_Task instructions:_
Leave out the pictures and reproduce all of the data exactly.
>> START Material provided
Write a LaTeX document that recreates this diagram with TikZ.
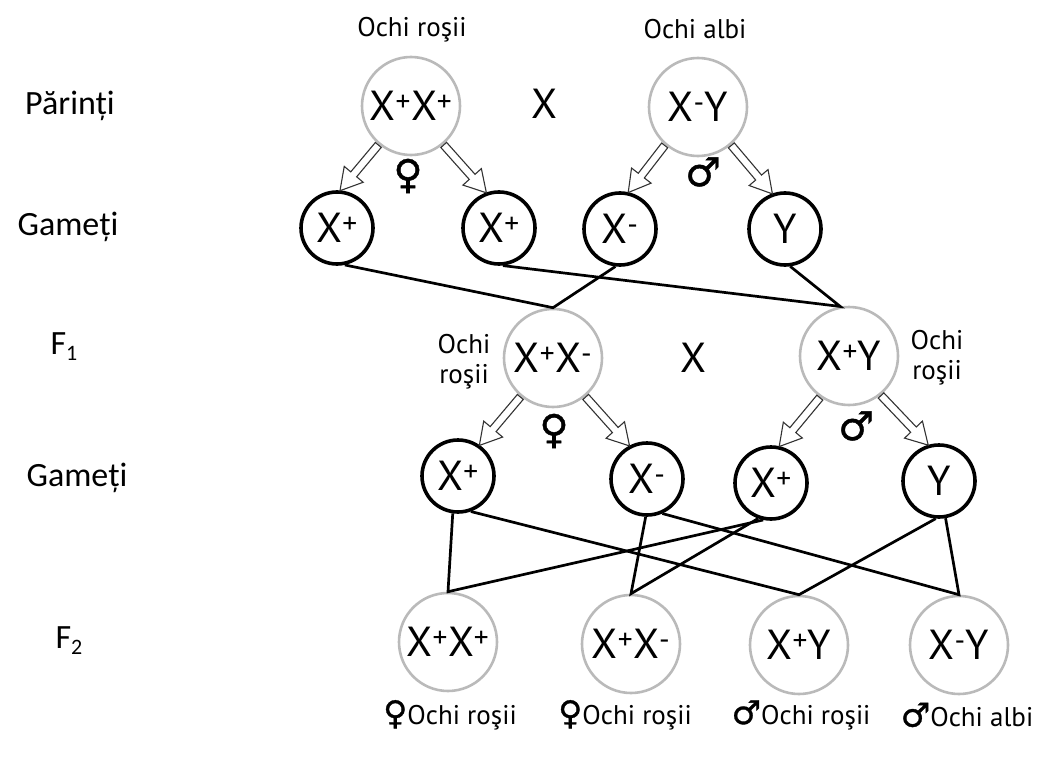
\documentclass[tikz,border=0pt]{standalone}
\usepackage{fontspec}
\setmainfont{PT Sans}
\newfontfamily\lblfont{Carlito}
\newfontfamily\symfont{DejaVu Sans}[FakeBold=1.0]
\usetikzlibrary{shapes.arrows,calc}
\newcommand\sps[1]{\textsuperscript{#1}}
\newcommand\harr[3]{\path let \p1=(#2), \p2=(#3), \n1={atan2(\y2-\y1,\x2-\x1)}, \n2={veclen(\x2-\x1,\y2-\y1)} in node[hollow, minimum height=\n2, rotate=\n1, anchor=tail] (#1) at (\p1) {};}
\tikzset{
  parent/.style={circle, draw=black!27, line width=2.6pt, minimum size=98pt, inner sep=0pt, font=\fontsize{42}{44}\selectfont},
  gamete/.style={circle, draw=black, line width=3.6pt, minimum size=72pt, inner sep=0pt, font=\fontsize{42}{44}\selectfont},
  hollow/.style={single arrow, draw=black!80, fill=white, line width=1.1pt, inner xsep=0pt, inner ysep=3.3pt, single arrow head extend=8.5pt, single arrow tip angle=60},
  link/.style={line width=2.7pt, line join=miter},
  eye/.style={font=\fontsize{27}{30}\selectfont, align=center},
  cross/.style={font=\fontsize{42}{44}\selectfont},
  side/.style={font=\lblfont\fontsize{34}{36}\selectfont, anchor=base},
  sex/.style={font=\symfont\fontsize{40}{42}\selectfont}
}
\newcommand\bsymb[1]{{\symfont\fontsize{33}{35}\selectfont #1}}
\begin{document}
\begin{tikzpicture}[x=1pt,y=-1pt]
\useasboundingbox (0,0) rectangle (1057,765);
% side labels
\node[side] (lp) at (70,115) {Părinți};
\node[side] (lg1) at (68,235) {Gameți};
\node[side] (lf1) at (64,354) {F{\fontsize{22}{24}\selectfont\raisebox{-6pt}{1}}};
\node[side] (lg2) at (77,486) {Gameți};
\node[side] (lf2) at (69,648) {F{\fontsize{22}{24}\selectfont\raisebox{-6pt}{2}}};
% parents
\node[parent] (p1) at (411,106) {X\sps{+}X\sps{+}};
\node[parent] (p2) at (698,107) {X\sps{-}Y};
\node[eye] (e1) at (412,30) {Ochi roşii};
\node[eye] (e2) at (695,29) {Ochi albi};
\node[cross] (c1) at (544,104) {X};
\node[sex] (s1) at (408,176) {♀};
\node[sex] (s2) at (703,172) {♂};
% gametes 1
\node[gamete] (g1a) at (337,228) {X\sps{+}};
\node[gamete] (g1b) at (499,228) {X\sps{+}};
\node[gamete] (g1c) at (620,229) {X\sps{-}};
\node[gamete] (g1d) at (785,229) {Y};
\harr{a1}{p1.230}{g1a.85}
\harr{a2}{p1.310}{g1b.110}
\harr{a3}{p2.229}{g1c.77}
\harr{a4}{p2.311}{g1d.110}
% F1
\node[parent] (f1a) at (553,358) {X\sps{+}X\sps{-}};
\node[parent] (f1b) at (849,356) {X\sps{+}Y};
\node[eye] (e3) at (464,362) {Ochi\\roşii};
\node[eye] (e4) at (937,358) {Ochi\\roşii};
\node[cross] (c2) at (693,358) {X};
\node[sex] (s3) at (554,431) {♀};
\node[sex] (s4) at (856,426) {♂};
\draw[link] (g1a.282) -- (f1a.north) -- (g1c.263);
\draw[link] (g1b.276) -- (f1b.100) -- (g1d.278);
% gametes 2
\node[gamete] (g2a) at (458,476) {X\sps{+}};
\node[gamete] (g2b) at (647,479) {X\sps{-}};
\node[gamete] (g2c) at (771,483) {X\sps{+}};
\node[gamete] (g2d) at (939,481) {Y};
\harr{a5}{f1a.230}{g2a.55}
\harr{a6}{f1a.310}{g2b.118}
\harr{a7}{f1b.235}{g2c.77}
\harr{a8}{f1b.309}{g2d.107}
% F2
\node[parent] (f2a) at (448,642) {X\sps{+}X\sps{+}};
\node[parent] (f2b) at (631,644) {X\sps{+}X\sps{-}};
\node[parent] (f2c) at (799,645) {X\sps{+}Y};
\node[parent] (f2d) at (959,645) {X\sps{-}Y};
\draw[link] (g2a.262) -- (f2a.north) -- (g2c.258);
\draw[link] (g2b.268) -- (f2b.north) -- (g2c.250);
\draw[link] (g2a.290) -- (f2c.north) -- (g2d.265);
\draw[link] (g2b.294) -- (f2d.north) -- (g2d.280);
\node[eye] (b1) at (450,715) {\bsymb{♀}Ochi roşii};
\node[eye] (b2) at (625,715) {\bsymb{♀}Ochi roşii};
\node[eye] (b3) at (801,715) {\bsymb{♂}Ochi roşii};
\node[eye] (b4) at (967,715) {\bsymb{♂}Ochi albi};
\end{tikzpicture}
\end{document}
>> END Material provided
_Final answer:_
Write a LaTeX document that recreates this diagram with TikZ.
\documentclass[tikz,border=0pt]{standalone}
\usepackage{fontspec}
\setmainfont{PT Sans}
\newfontfamily\lblfont{Carlito}
\newfontfamily\symfont{DejaVu Sans}[FakeBold=1.0]
\usetikzlibrary{shapes.arrows,calc}
\newcommand\sps[1]{\textsuperscript{#1}}
\newcommand\harr[3]{\path let \p1=(#2), \p2=(#3), \n1={atan2(\y2-\y1,\x2-\x1)}, \n2={veclen(\x2-\x1,\y2-\y1)} in node[hollow, minimum height=\n2, rotate=\n1, anchor=tail] (#1) at (\p1) {};}
\tikzset{
  parent/.style={circle, draw=black!27, line width=2.6pt, minimum size=98pt, inner sep=0pt, font=\fontsize{42}{44}\selectfont},
  gamete/.style={circle, draw=black, line width=3.6pt, minimum size=72pt, inner sep=0pt, font=\fontsize{42}{44}\selectfont},
  hollow/.style={single arrow, draw=black!80, fill=white, line width=1.1pt, inner xsep=0pt, inner ysep=3.3pt, single arrow head extend=8.5pt, single arrow tip angle=60},
  link/.style={line width=2.7pt, line join=miter},
  eye/.style={font=\fontsize{27}{30}\selectfont, align=center},
  cross/.style={font=\fontsize{42}{44}\selectfont},
  side/.style={font=\lblfont\fontsize{34}{36}\selectfont, anchor=base},
  sex/.style={font=\symfont\fontsize{40}{42}\selectfont}
}
\newcommand\bsymb[1]{{\symfont\fontsize{33}{35}\selectfont #1}}
\begin{document}
\begin{tikzpicture}[x=1pt,y=-1pt]
\useasboundingbox (0,0) rectangle (1057,765);
% side labels
\node[side] (lp) at (70,115) {Părinți};
\node[side] (lg1) at (68,235) {Gameți};
\node[side] (lf1) at (64,354) {F{\fontsize{22}{24}\selectfont\raisebox{-6pt}{1}}};
\node[side] (lg2) at (77,486) {Gameți};
\node[side] (lf2) at (69,648) {F{\fontsize{22}{24}\selectfont\raisebox{-6pt}{2}}};
% parents
\node[parent] (p1) at (411,106) {X\sps{+}X\sps{+}};
\node[parent] (p2) at (698,107) {X\sps{-}Y};
\node[eye] (e1) at (412,30) {Ochi roşii};
\node[eye] (e2) at (695,29) {Ochi albi};
\node[cross] (c1) at (544,104) {X};
\node[sex] (s1) at (408,176) {♀};
\node[sex] (s2) at (703,172) {♂};
% gametes 1
\node[gamete] (g1a) at (337,228) {X\sps{+}};
\node[gamete] (g1b) at (499,228) {X\sps{+}};
\node[gamete] (g1c) at (620,229) {X\sps{-}};
\node[gamete] (g1d) at (785,229) {Y};
\harr{a1}{p1.230}{g1a.85}
\harr{a2}{p1.310}{g1b.110}
\harr{a3}{p2.229}{g1c.77}
\harr{a4}{p2.311}{g1d.110}
% F1
\node[parent] (f1a) at (553,358) {X\sps{+}X\sps{-}};
\node[parent] (f1b) at (849,356) {X\sps{+}Y};
\node[eye] (e3) at (464,362) {Ochi\\roşii};
\node[eye] (e4) at (937,358) {Ochi\\roşii};
\node[cross] (c2) at (693,358) {X};
\node[sex] (s3) at (554,431) {♀};
\node[sex] (s4) at (856,426) {♂};
\draw[link] (g1a.282) -- (f1a.north) -- (g1c.263);
\draw[link] (g1b.276) -- (f1b.100) -- (g1d.278);
% gametes 2
\node[gamete] (g2a) at (458,476) {X\sps{+}};
\node[gamete] (g2b) at (647,479) {X\sps{-}};
\node[gamete] (g2c) at (771,483) {X\sps{+}};
\node[gamete] (g2d) at (939,481) {Y};
\harr{a5}{f1a.230}{g2a.55}
\harr{a6}{f1a.310}{g2b.118}
\harr{a7}{f1b.235}{g2c.77}
\harr{a8}{f1b.309}{g2d.107}
% F2
\node[parent] (f2a) at (448,642) {X\sps{+}X\sps{+}};
\node[parent] (f2b) at (631,644) {X\sps{+}X\sps{-}};
\node[parent] (f2c) at (799,645) {X\sps{+}Y};
\node[parent] (f2d) at (959,645) {X\sps{-}Y};
\draw[link] (g2a.262) -- (f2a.north) -- (g2c.258);
\draw[link] (g2b.268) -- (f2b.north) -- (g2c.250);
\draw[link] (g2a.290) -- (f2c.north) -- (g2d.265);
\draw[link] (g2b.294) -- (f2d.north) -- (g2d.280);
\node[eye] (b1) at (450,715) {\bsymb{♀}Ochi roşii};
\node[eye] (b2) at (625,715) {\bsymb{♀}Ochi roşii};
\node[eye] (b3) at (801,715) {\bsymb{♂}Ochi roşii};
\node[eye] (b4) at (967,715) {\bsymb{♂}Ochi albi};
\end{tikzpicture}
\end{document}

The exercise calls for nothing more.